# customizing my 704z need gold spool:)



## thereelguy850 (Jun 10, 2013)

Ok well it's fall and ive got my old 704z torn down to the bare. Im doing the drilling and usual customs folks do on their z series. Here's my dilemma though. Ive got the old black spool and ive got a 706z gold spool ill trade straight up for a gold 704 spool.Ive also got a few questions about painting these oldies.

1) whats the best way to strip paint on these (chemical,sanding or blasting)?

2) whats a good prep method for the aluminum prior to paint?

3) should I do powdercoating, auto paint or rattle cans?


----------



## Pompano Joe (Jan 28, 2009)

I've got a gold 704 spool.

I like blasting, but with something less aggressive than sand.

Depends on the paint. Follow directions closely for product used.

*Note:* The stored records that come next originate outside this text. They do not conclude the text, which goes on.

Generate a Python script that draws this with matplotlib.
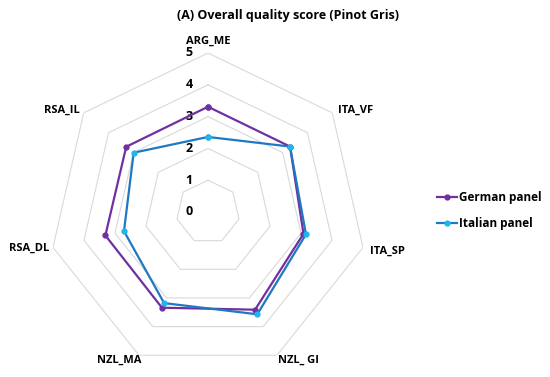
import numpy as np
import matplotlib
matplotlib.use("Agg")
import matplotlib.pyplot as plt
from matplotlib.transforms import ScaledTranslation

categories = ["ARG_ME", "ITA_VF", "ITA_SP", "NZL_ GI", "NZL_MA", "RSA_DL", "RSA_IL"]
german = [3.31, 3.30, 3.08, 3.41, 3.34, 3.31, 3.29]
italian = [2.36, 3.30, 3.16, 3.57, 3.18, 2.71, 2.99]
rticks = [0, 1, 2, 3, 4, 5]
title = "(A) Overall quality score (Pinot Gris)"

# label offsets (pixels) from the outer ring vertex
label_off = [(0, 12), (23, 3), (24, -4), (22, -5), (-20, -5), (-24, -1), (-22, 3)]

plt.rcParams['font.family'] = ['Open Sans', 'DejaVu Sans']

fig = plt.figure(figsize=(5.5, 3.77), dpi=100)
W, H = 550, 377
cx, cy, R = 208, 212, 159
ax = fig.add_axes([(cx - R) / W, (H - cy - R) / H, 2 * R / W, 2 * R / H], projection='polar')
ax.set_theta_offset(np.pi / 2)
ax.set_theta_direction(-1)
ax.set_ylim(0, 5)
ax.grid(False)
ax.spines['polar'].set_visible(False)
ax.set_yticks([])
ax.set_xticks([])

n = len(categories)
theta = np.arange(n) * 2 * np.pi / n
tc = np.append(theta, theta[0])

for r in rticks[1:]:
    ax.plot(tc, [r] * (n + 1), color='#D9D9D9', lw=0.8, zorder=1)

off = ScaledTranslation(-19 / 100, 0, fig.dpi_scale_trans)
for r in rticks:
    ax.text(0, r, str(r), transform=ax.transData + off, ha='center', va='center',
            fontsize=9, fontweight='bold', color='black')

for t, lab, (dx, dy) in zip(theta, categories, label_off):
    tr = ax.transData + ScaledTranslation(dx / 100, dy / 100, fig.dpi_scale_trans)
    ax.text(t, rticks[-1], lab, transform=tr, ha='center', va='center',
            fontsize=8, fontweight='bold', color='black', clip_on=False)

g = np.append(german, german[0])
it = np.append(italian, italian[0])
ax.plot(tc, g, color='#7030A0', lw=1.6, marker='o', ms=3.5, mfc='#7030A0', mec='#7030A0',
        label='German panel', zorder=3, clip_on=False)
ax.plot(tc, it, color='#1F78C1', lw=1.6, marker='o', ms=3.5, mfc='#1FB5EE', mec='#1FB5EE',
        label='Italian panel', zorder=4, clip_on=False)

fig.text(288 / W, 1 - 15 / H, title, ha='center', va='center', fontsize=9, fontweight='bold')

leg = fig.legend(loc='center left', bbox_to_anchor=(437 / W, 1 - 210.5 / H), frameon=False,
                 prop={'weight': 'bold', 'size': 8.5}, handlelength=1.7, handletextpad=0.2,
                 labelspacing=1.1, borderpad=0, borderaxespad=0)

fig.savefig('out.png', dpi=100)
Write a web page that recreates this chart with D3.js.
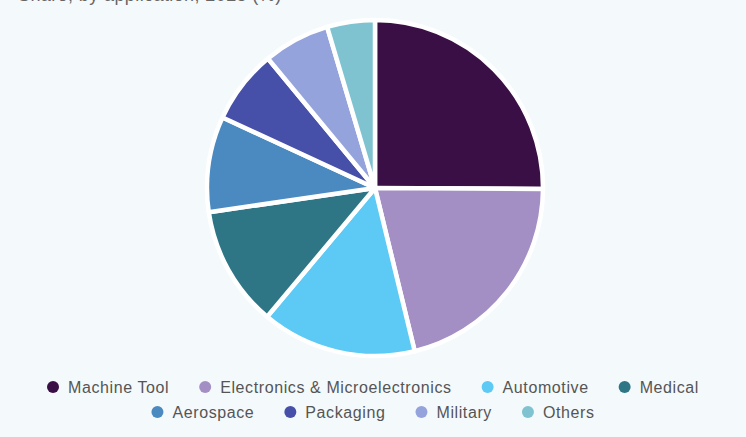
<!DOCTYPE html>
<html lang="en">
<head>
<meta charset="utf-8">
<title>Share by application</title>
<script src="https://cdn.jsdelivr.net/npm/d3@7"></script>
<style>
  html, body { margin: 0; padding: 0; background: #f4f9fc; }
  svg text { font-family: "Liberation Sans", Arial, sans-serif; }
  .legend text { font-size: 16px; fill: #555; letter-spacing: 0.6px; }
</style>
</head>
<body>
<div id="chart"></div>
<script>
var categories = ["Machine Tool", "Electronics & Microelectronics", "Automotive", "Medical",
                  "Aerospace", "Packaging", "Military", "Others"];
var shares = [25.1, 21.1, 14.9, 11.6, 9.2, 7.1, 6.4, 4.6];
var colors = ["#3a0f45", "#a48fc4", "#5ccaf5", "#2e7686", "#4a8ac0", "#4650a8", "#95a3dd", "#7fc3d0"];
var legendRows = [[0, 1, 2, 3], [4, 5, 6, 7]];

var width = 746, height = 437;
var cx = 375, cy = 188, radius = 168;

var svg = d3.select("#chart").append("svg")
    .attr("width", width)
    .attr("height", height);

// title is cut off at the top in the original
svg.append("text")
    .attr("x", 18)
    .attr("y", 1)
    .attr("font-size", 18)
    .attr("letter-spacing", "0.4px")
    .attr("fill", "#666")
    .text("Share, by application, 2025 (%)");

var color = d3.scaleOrdinal().domain(categories).range(colors);

var pie = d3.pie().sort(null).value(function(d, i) { return shares[i]; });
var arc = d3.arc().innerRadius(0).outerRadius(radius);

svg.append("g")
    .attr("transform", "translate(" + cx + "," + cy + ")")
    .selectAll("path")
    .data(pie(categories))
    .join("path")
    .attr("d", arc)
    .attr("fill", function(d) { return color(d.data); })
    .attr("stroke", "#ffffff")
    .attr("stroke-width", 4.5)
    .attr("stroke-linejoin", "round");

// legend, two centred rows
var legend = svg.append("g").attr("class", "legend");
var rowY = [387, 412];
legendRows.forEach(function(row, r) {
  var g = legend.append("g");
  var x = 0;
  row.forEach(function(idx, k) {
    var item = g.append("g").attr("transform", "translate(" + x + ",0)");
    item.append("circle").attr("cx", 6).attr("cy", 0).attr("r", 6).attr("fill", colors[idx]);
    var t = item.append("text").attr("x", 21).attr("y", 5.5).text(categories[idx]);
    x += 21 + t.node().getComputedTextLength() + 30;
  });
  var total = x - 30;
  g.attr("transform", "translate(" + (373 - total / 2) + "," + rowY[r] + ")");
});
</script>
</body>
</html>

Duracoat has worked well for me. Would love to try powder coating if I could find someone reasonable.

[email protected]


----------



## thereelguy850 (Jun 10, 2013)

Well hows the duracoat work and what prep is involved? Im taking it to bare aluminum. On that spool would you do a trade? Spool for spool? I can get in touch by phone tomorrow. I qould be willing to send that spool to you priority mail.


----------



## Pompano Joe (Jan 28, 2009)

A gunsmith does my Duracoating. I'll send you a couple of pics tomorrow afternoon/evening.


----------



## thereelguy850 (Jun 10, 2013)

sounds good, let me know what you decide about the spool as that would be the icing on the cake for my rebuild. And my phone number is 850 691 9273.

before I forget there is a guy on Craigslist in Port St Joe by the name of hobie and he is a powder coater.I've seen some of his work on Photobucket and his Craigslist ad.everything I seen has been top notch work, I think his business is southeastern powder coating might want to check it out. I think the only thing about powder coating that I'm afraid to venture into you is that you lose a lot of clearance in the places that you don't need to lose the clearance and there will be a lot of sanding out the powder coating and that's time consuming when you want to get a reel back together.


----------



## Pompano Joe (Jan 28, 2009)

I'll definitely trade if you want it. 

I've heard the same thing about powder coating, but can't imagine the build-up is any more than Duracoat. I'd just have to see it I guess. 

Do you get pics on your phone?


----------



## thereelguy850 (Jun 10, 2013)

Will definitely contact you in the morning and Will send pics of that spool. I do get pics on my phone.once again thank you!


----------



## cajun creationz (Aug 17, 2012)

Do NOT use rattle can


----------